→ **Task instructions**: Locate every line below that contains the word "this" and copy it.

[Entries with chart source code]
(begin)

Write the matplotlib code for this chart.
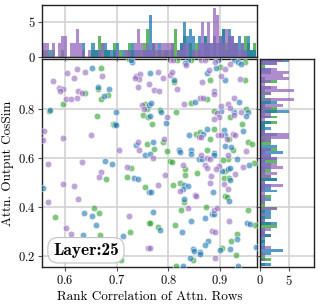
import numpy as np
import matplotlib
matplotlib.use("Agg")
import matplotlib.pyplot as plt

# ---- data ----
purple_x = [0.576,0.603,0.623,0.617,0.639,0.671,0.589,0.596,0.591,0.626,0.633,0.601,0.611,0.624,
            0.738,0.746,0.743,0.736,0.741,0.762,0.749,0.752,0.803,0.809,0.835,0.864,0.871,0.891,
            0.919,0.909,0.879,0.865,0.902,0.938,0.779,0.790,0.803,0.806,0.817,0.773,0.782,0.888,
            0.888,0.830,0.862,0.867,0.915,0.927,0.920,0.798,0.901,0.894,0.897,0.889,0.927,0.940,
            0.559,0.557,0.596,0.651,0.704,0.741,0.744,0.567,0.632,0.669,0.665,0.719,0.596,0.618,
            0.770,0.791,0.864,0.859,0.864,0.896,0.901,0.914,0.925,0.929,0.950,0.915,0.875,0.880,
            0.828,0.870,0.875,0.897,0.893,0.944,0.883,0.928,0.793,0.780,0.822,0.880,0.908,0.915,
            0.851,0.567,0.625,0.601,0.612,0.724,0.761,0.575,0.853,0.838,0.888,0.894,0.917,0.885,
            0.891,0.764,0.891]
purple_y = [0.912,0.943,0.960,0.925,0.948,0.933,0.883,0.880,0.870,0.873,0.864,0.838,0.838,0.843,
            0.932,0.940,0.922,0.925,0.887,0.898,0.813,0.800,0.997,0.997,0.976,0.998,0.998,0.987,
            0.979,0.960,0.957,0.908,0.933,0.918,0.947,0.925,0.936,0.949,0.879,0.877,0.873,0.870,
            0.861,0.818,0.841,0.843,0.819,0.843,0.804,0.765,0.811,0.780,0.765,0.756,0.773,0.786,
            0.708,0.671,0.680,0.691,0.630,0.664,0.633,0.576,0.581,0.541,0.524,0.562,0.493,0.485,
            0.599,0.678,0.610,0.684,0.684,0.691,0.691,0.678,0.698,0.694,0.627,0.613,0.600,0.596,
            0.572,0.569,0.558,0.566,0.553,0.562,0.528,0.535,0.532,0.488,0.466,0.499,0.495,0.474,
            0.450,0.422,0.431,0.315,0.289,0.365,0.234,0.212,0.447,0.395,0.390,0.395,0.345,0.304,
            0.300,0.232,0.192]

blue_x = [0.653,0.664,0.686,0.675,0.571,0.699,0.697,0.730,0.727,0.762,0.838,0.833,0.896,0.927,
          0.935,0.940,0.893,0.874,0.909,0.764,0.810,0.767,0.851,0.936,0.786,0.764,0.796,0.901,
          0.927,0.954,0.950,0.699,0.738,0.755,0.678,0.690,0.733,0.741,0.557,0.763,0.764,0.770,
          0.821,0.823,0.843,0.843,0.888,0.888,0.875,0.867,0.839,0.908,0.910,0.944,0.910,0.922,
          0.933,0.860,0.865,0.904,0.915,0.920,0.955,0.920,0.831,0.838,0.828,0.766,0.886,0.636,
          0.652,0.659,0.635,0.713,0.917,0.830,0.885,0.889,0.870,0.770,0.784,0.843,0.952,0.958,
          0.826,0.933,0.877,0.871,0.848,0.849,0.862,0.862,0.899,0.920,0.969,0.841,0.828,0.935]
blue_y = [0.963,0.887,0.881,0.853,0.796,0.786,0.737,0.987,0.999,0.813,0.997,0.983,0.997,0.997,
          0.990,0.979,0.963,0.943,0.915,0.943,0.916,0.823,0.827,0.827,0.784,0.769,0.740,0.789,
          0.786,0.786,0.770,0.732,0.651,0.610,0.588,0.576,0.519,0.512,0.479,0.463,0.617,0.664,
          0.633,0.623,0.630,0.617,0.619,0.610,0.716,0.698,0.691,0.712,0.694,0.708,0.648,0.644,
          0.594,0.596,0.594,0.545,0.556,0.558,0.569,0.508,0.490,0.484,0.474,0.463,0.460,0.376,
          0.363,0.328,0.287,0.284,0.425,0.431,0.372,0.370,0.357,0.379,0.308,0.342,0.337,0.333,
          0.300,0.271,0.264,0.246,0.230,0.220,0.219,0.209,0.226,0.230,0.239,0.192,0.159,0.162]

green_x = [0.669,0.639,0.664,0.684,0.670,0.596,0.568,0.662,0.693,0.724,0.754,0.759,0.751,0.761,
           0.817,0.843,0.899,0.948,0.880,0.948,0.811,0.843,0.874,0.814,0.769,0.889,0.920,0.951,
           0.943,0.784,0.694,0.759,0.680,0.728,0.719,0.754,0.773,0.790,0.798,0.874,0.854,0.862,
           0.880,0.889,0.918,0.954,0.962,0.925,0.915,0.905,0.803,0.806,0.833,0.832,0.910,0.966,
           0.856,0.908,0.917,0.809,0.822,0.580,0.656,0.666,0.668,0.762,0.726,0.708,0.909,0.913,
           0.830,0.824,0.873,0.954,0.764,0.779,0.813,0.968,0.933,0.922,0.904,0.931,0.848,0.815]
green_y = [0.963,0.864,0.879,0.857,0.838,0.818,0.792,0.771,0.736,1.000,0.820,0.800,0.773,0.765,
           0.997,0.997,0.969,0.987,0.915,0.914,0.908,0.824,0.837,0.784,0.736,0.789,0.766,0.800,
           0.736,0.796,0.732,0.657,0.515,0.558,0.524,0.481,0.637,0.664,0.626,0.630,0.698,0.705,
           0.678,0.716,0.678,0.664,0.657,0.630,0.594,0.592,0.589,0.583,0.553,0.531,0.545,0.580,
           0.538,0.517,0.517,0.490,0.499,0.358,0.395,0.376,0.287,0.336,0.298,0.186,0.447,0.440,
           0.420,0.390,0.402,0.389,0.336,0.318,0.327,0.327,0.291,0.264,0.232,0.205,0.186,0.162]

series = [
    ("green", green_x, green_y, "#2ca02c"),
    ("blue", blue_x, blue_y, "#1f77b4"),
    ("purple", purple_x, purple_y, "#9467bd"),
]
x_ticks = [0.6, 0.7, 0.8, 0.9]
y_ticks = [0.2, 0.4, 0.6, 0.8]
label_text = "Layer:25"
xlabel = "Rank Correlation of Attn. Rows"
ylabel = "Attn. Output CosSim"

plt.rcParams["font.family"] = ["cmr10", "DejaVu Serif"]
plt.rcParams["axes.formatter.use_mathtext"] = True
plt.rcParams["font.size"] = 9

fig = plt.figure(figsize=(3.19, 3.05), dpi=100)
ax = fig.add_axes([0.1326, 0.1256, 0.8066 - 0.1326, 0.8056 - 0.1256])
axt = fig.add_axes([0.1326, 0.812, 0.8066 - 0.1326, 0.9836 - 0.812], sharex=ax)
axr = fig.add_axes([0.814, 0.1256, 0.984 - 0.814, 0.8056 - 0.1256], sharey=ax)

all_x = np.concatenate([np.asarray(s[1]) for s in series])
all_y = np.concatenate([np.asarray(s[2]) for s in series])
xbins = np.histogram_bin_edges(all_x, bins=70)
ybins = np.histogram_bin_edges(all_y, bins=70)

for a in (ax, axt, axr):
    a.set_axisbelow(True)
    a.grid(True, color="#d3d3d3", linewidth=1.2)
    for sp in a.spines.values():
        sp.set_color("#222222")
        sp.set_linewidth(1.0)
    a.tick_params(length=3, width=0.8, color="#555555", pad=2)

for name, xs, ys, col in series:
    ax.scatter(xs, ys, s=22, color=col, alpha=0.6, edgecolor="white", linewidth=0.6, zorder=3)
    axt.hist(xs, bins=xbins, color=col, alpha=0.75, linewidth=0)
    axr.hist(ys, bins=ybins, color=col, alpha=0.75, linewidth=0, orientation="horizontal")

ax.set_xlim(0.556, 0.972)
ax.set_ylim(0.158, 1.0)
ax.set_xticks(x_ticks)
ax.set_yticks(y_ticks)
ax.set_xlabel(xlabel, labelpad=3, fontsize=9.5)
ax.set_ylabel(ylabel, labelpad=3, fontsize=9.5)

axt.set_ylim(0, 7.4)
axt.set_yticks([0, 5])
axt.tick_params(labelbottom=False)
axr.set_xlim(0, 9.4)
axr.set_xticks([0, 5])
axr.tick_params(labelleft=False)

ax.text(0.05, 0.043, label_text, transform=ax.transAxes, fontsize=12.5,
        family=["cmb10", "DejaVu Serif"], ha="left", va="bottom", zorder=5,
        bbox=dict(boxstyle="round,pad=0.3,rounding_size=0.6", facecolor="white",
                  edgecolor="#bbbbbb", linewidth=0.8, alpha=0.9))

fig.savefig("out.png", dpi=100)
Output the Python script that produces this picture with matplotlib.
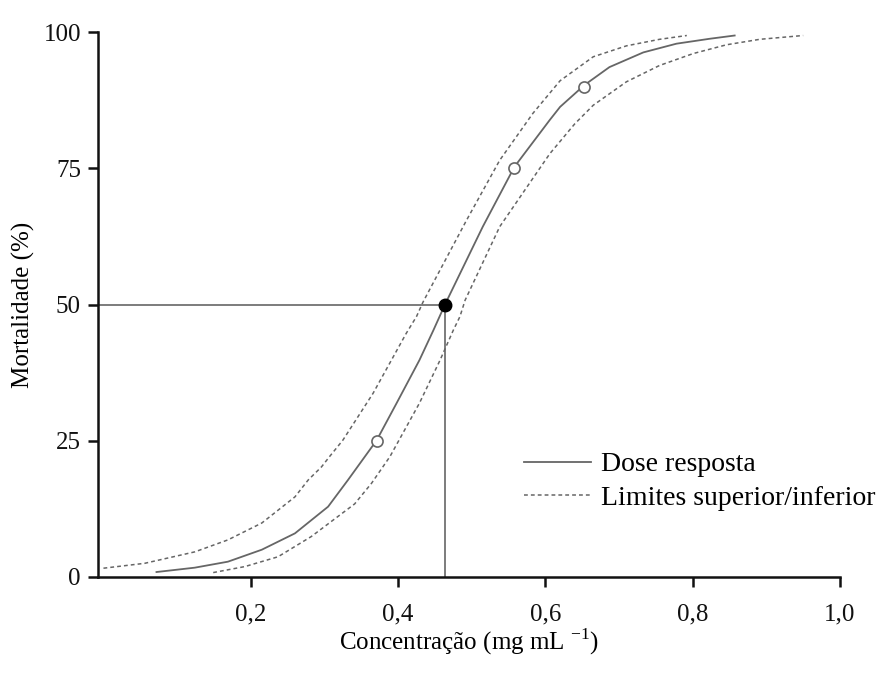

(end)

→ **Completed exercise**:
Write the matplotlib code for this chart.
Output the Python script that produces this picture with matplotlib.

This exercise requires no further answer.